Record-High Winter Temperatures Have Some Sweating About Climate Change

Several 60- and 70-degree days in late February broke records all over the Northeast, and it’s part of an overall trend that’s racking up more record-high temperatures than lows.

“Although I do enjoy temperatures being warmer, and I enjoy being outside, I do think that it’s a wakeup call,” says Pittsburgh resident Erin McCormick. “What’s it going to be like years from now? How bad is it going to get? You know, are the glaciers going to melt in Antarctica? And then what?”

Fears about the uncertainty of climate change were also on Michael Svoboda’s mind recently.

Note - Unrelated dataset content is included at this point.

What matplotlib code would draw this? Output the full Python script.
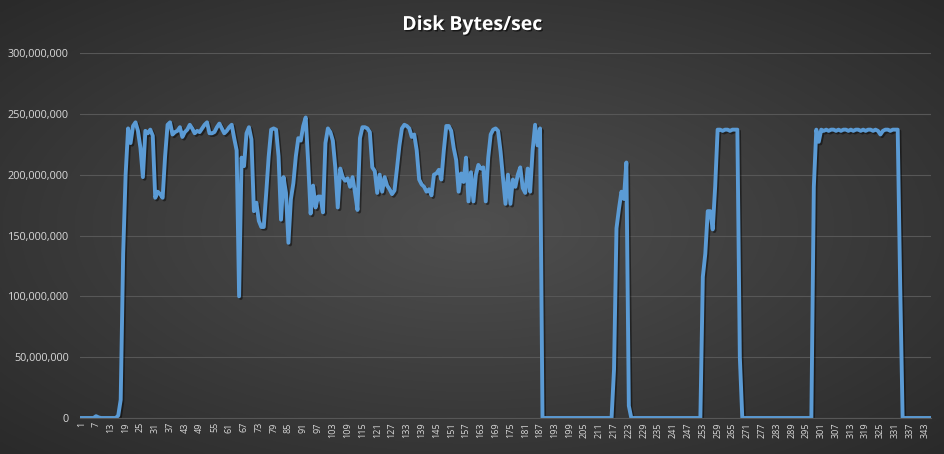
import matplotlib.pyplot as plt
import matplotlib.patheffects as pe
from matplotlib.ticker import FuncFormatter
import numpy as np

# Disk Bytes/sec samples (millions of bytes per second)
values_m = [
    0, 0, 0, 0, 0, 0, 1.5, 0.5, 0, 0, 0, 0, 0, 0, 0, 2,
    15, 135, 200, 238, 226, 240, 243, 236, 222, 198, 236, 234, 237, 232,
    181, 186, 184, 181, 215, 241, 243, 233, 235, 236, 239, 231, 235, 237, 241,
    238, 234, 236, 235, 238, 241, 243, 234, 234, 235, 239, 242, 238, 234, 236, 239, 241, 230, 220, 100,
    214, 207, 234, 239, 229, 170, 177, 162, 157, 157, 185, 215, 237, 238, 237, 215, 163, 198, 185, 144,
    180, 193, 215, 230, 228, 240, 247, 210, 168, 191, 173, 182, 182, 169, 226, 238, 235, 228, 206, 173,
    205, 198, 195, 197, 190, 198, 185, 171, 230, 239, 239, 238, 235, 206, 203, 185, 200, 186, 198, 191,
    188, 184, 187, 205, 224, 238, 241, 240, 238, 231, 233, 220, 196, 192, 190, 186, 188, 183, 200, 201,
    204, 196, 220, 240, 240, 236, 222, 212, 186, 201, 194, 214, 178, 202, 178, 200, 208, 205, 206, 178,
    214, 233, 237, 238, 236, 219, 197, 176, 200, 176, 196, 190, 200, 206, 189, 185, 205, 186, 220, 241, 224, 238,
    0, 0, 0, 0, 0, 0, 0, 0, 0, 0, 0, 0, 0, 0, 0, 0, 0, 0, 0, 0, 0, 0, 0, 0, 0, 0, 0, 0, 0,
    40, 156, 172, 186, 180, 210, 10,
    0, 0, 0, 0, 0, 0, 0, 0, 0, 0, 0, 0, 0, 0, 0, 0, 0, 0, 0, 0, 0, 0, 0, 0, 0, 0, 0, 0, 0,
    116, 135, 170, 170, 155, 190, 237, 237, 236, 237, 237, 236, 237, 237, 237, 50,
    0, 0, 0, 0, 0, 0, 0, 0, 0, 0, 0, 0, 0, 0, 0, 0, 0, 0, 0, 0, 0, 0, 0, 0, 0, 0, 0, 0, 0,
    190, 237, 227, 237,
    236, 237, 236, 237, 237, 236, 237, 236, 237, 237, 236, 237, 236, 237, 237, 236, 237, 236, 237, 237, 236, 237, 236,
    233, 236, 237, 237, 236, 237, 237, 237, 110,
    0, 0, 0, 0, 0, 0, 0, 0, 0, 0, 0, 0,
]
samples = list(range(1, len(values_m) + 1))
bytes_per_sec = [v * 1e6 for v in values_m]
xtick_labels = [str(s) for s in range(1, len(values_m) + 1, 6)]
ytick_values = [0, 50e6, 100e6, 150e6, 200e6, 250e6, 300e6]

LINE = '#5B9BD5'
TEXT = '#D9D9D9'
GRID = '#575757'

plt.rcParams['font.family'] = ['Open Sans', 'DejaVu Sans']

fig = plt.figure(figsize=(9.45, 4.54), dpi=100)

# radial gradient background like the Excel dark style
bg = fig.add_axes([0, 0, 1, 1], zorder=-10)
yy, xx = np.mgrid[-1:1:300j, -1:1:600j]
r = np.sqrt(xx ** 2 + yy ** 2) / np.sqrt(2)
grad = 0.31 - 0.145 * r
bg.imshow(np.dstack([grad, grad, grad]), aspect='auto', extent=[0, 1, 0, 1])
bg.axis('off')

ax = fig.add_axes([80 / 945, 1 - 418 / 454, (931 - 80) / 945, (418 - 53) / 454])
ax.set_facecolor('none')

ax.plot(samples, bytes_per_sec, color=LINE, linewidth=2.8, solid_joinstyle='round',
        path_effects=[pe.SimpleLineShadow(offset=(1.2, -1.2), shadow_color='black', alpha=0.45),
                      pe.Normal()])

ax.set_xlim(0.5, len(values_m) + 0.5)
ax.set_ylim(0, 300e6)
ax.set_yticks(ytick_values)
ax.yaxis.set_major_formatter(FuncFormatter(lambda v, p: f'{int(v):,}'))
ax.set_xticks(range(1, len(values_m) + 1, 6))
ax.set_xticklabels(xtick_labels, rotation=90)

ax.grid(axis='y', color=GRID, linewidth=0.8)
ax.set_axisbelow(True)
for s in ['top', 'right', 'left']:
    ax.spines[s].set_visible(False)
ax.spines['bottom'].set_color(GRID)
ax.spines['bottom'].set_linewidth(0.8)
ax.tick_params(axis='both', length=0, colors=TEXT)
ax.tick_params(axis='y', labelsize=7.8, pad=8)
ax.tick_params(axis='x', labelsize=6.5, pad=3)

fig.text(0.5, 1 - 25 / 454, 'Disk Bytes/sec', ha='center', va='center', color='white',
         fontsize=14, fontweight='bold',
         path_effects=[pe.withSimplePatchShadow(offset=(1, -1), shadow_rgbFace='black', alpha=0.6)])

fig.savefig('out.png', dpi=100)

He’s a writing professor at George Washington University and former bookseller, and he’s compiled a reading list about climate and psychology for Yale Climate Connections. The books range from how psychoanalytic theory is used to understand how people engage with threats from global warming to learning how to cope with a changing world. And he says there are actually a lot of titles on this topic.

“Dealing with climate change — and solving the problem of climate change — is as much a social, psychological, behavioral problem as it is a scientific [or] technological problem,” Svoboda says. “So we’re getting books that are dealing with the human psyche as a big part of the equation of climate change. That is both how you get humans to change their behavior, and a growing recognition that this is already having impacts and so how we deal with that.”

Get Michael Svoboda’s climate change reading list here.

Reporting by Kara Holsopple

 

How a Warm Winter is Impacting Farmers

The above-average winter temperatures have some food producers double checking the calendar.

March is usually prime season for boiling maple sap into syrup. But at Nathan Goodell’s farm in northeastern Ohio, instead of gearing up for syrup production, the sugar shack is winding down.

“This year we’re going to finish about as early as we ever have,” Goodell says.

Area orchards are also watching the warm weather. Plum and apricot trees are close to blooming, which is about a month ahead of schedule. And if the weather turns colder, some growers could lose their crops.

“The danger is we may get a frost,” says Penn State fruit tree specialist Rich Marini. “If we get a frost when they’re in bloom, it kills the flower. And the flower contains the developing fruit.”

But Marini says peach and apple trees aren’t too far along yet. And if it doesn’t get too warm in March, those trees might be able to delay budding until spring arrives in earnest.